Any remaining music will be conventionally uploaded. 

A free beta version of iTunes in the Cloud, without iTunes Match, for iPhone, iPad, and iPod touch users running iOS 4.3 was released last week.  iTunes in the Cloud will support all iPhones that iOS 5 supports this fall.

Other than the iTunes Match program, iCloud services will be free; rewritten contacts, calendar, and email programs have been designed to work with the cloud. Other cloud features let you download iOS (Apple computer) apps and books purchased from the Apple book store to all devices.   

A new photo development, Photo Stream,  automatically uploads any photos taken on your Apple device and wirelessly pushes them to all your other Apple devices. To save space, the last 1,000 photos are stored on each device so they can be viewed or moved to an album to save forever.  

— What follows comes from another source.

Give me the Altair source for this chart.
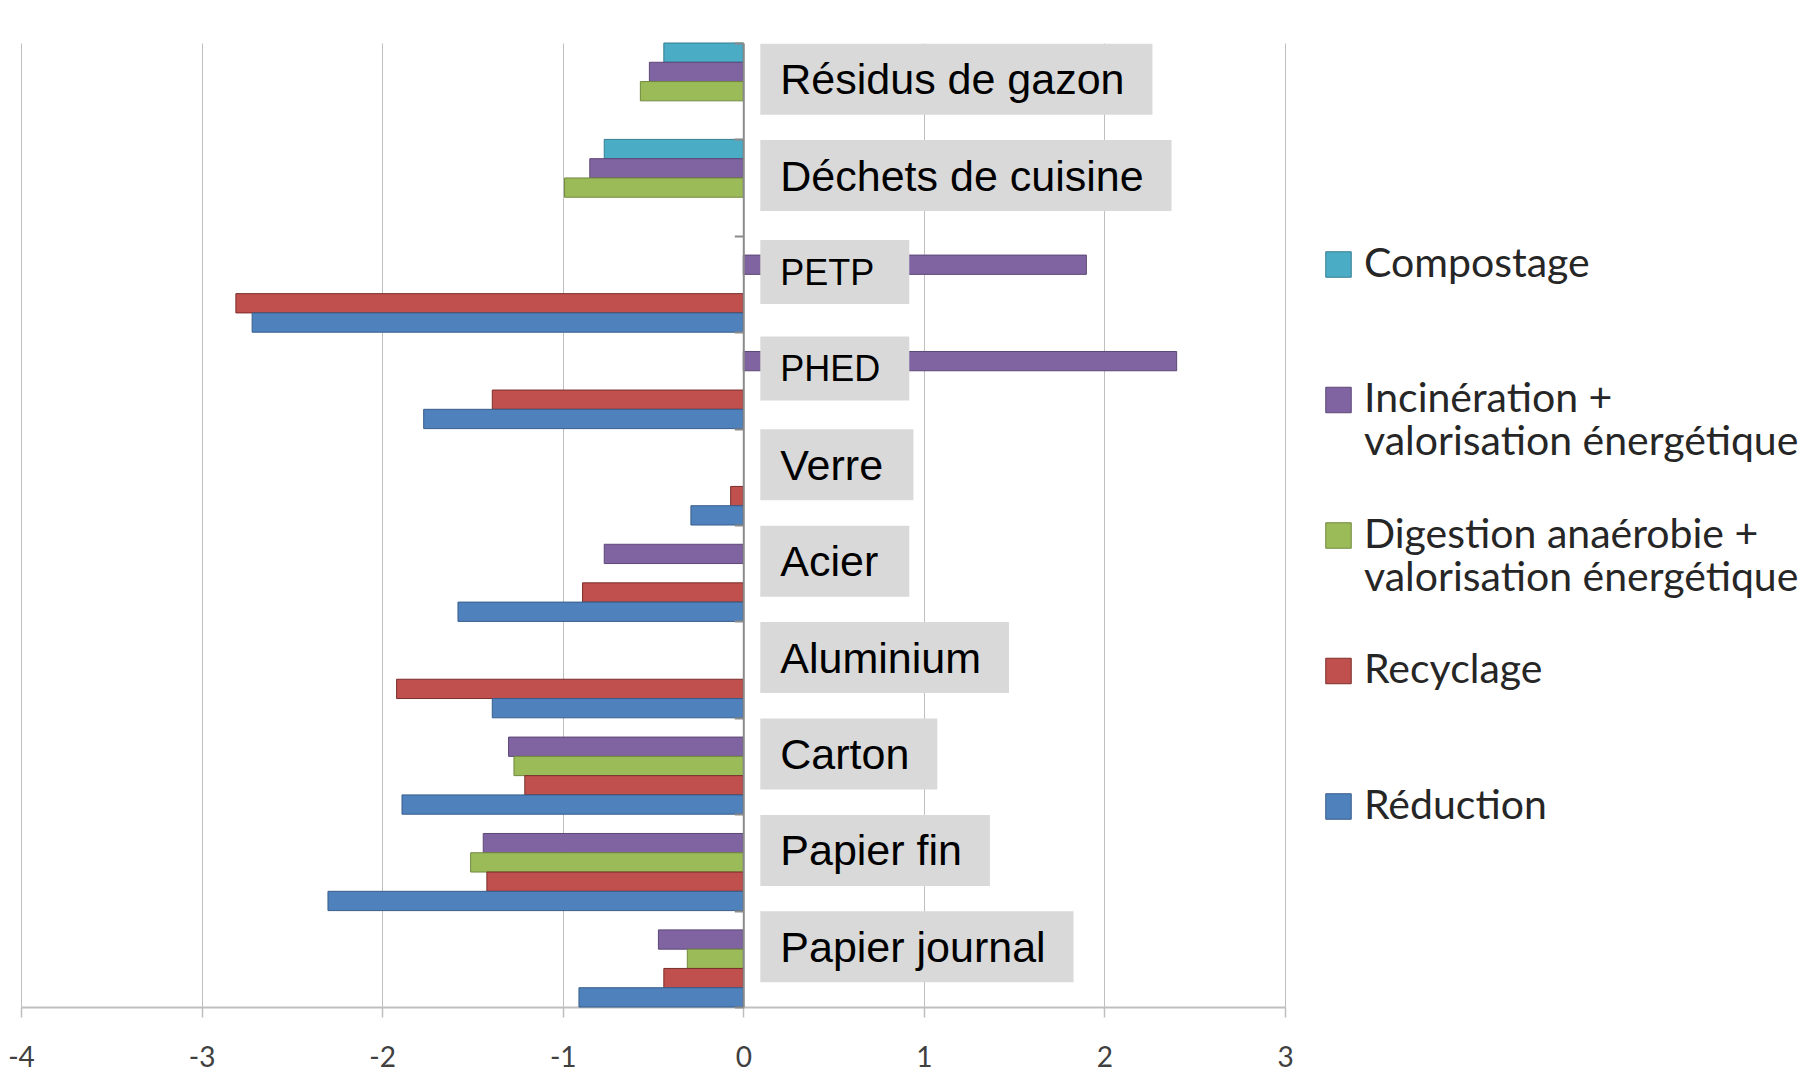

Apple-ites will have 5 gigabytes of free storage in the cloud, exclusive of Apple-purchased music, apps, books, and Photo Stream, which will not count against that storage limit.

An Apple press release contains a comprehensive overview of all the iCloud announcements.

Apple also released more details on iOS 5, available this fall, including an updated notification system (looking suspiciously like the Android system) and NewsStand, a new visual approach for keeping track of your downloaded newspapers and magazine. And, of course, there’s a press release for that.

An update for Apple's OS X computers, code-named Lion, was also announced. Coming in July, the update will only cost $29.95 and may be downloaded from the Mac app store. 

The new Apple vision is well designed. Many flaws present in the Appleverse were solved (such as users’ unholy reliance on all storage and updates being manually channeled through iTunes). Its scope and vision once again demonstrates why Apple is the most formidable technology company in the world.

But then there’s this one nagging thought: Unless you’re an adherent to the Apple way of life, you’re left out in the cold. If the cloud is Apple’s view of Heaven, the Pearly Gates are closed if you use a non-iOS device. (For those who may think I'm a Mac hater, I own three Macs, an iPhone, iPad, and two Apple TVs. So there.)

Cloud-watching in the consumer world is at this point a three-way race between Apple, Amazon, and Google. Apple has certainly shown more of its overall vision than the others, but this is a race in progress with no finish line in sight. Then there's the Silky Sullivan factor: companies including Microsoft and HP, or perhaps a startup in some garage somewhere with the imagination to come put of nowhere, could cream the competition and step boldly into the winner's circle.

It's happened before: to Sony, to Microsoft. Hmm. What is that science fair gadget your kid is tinkering with?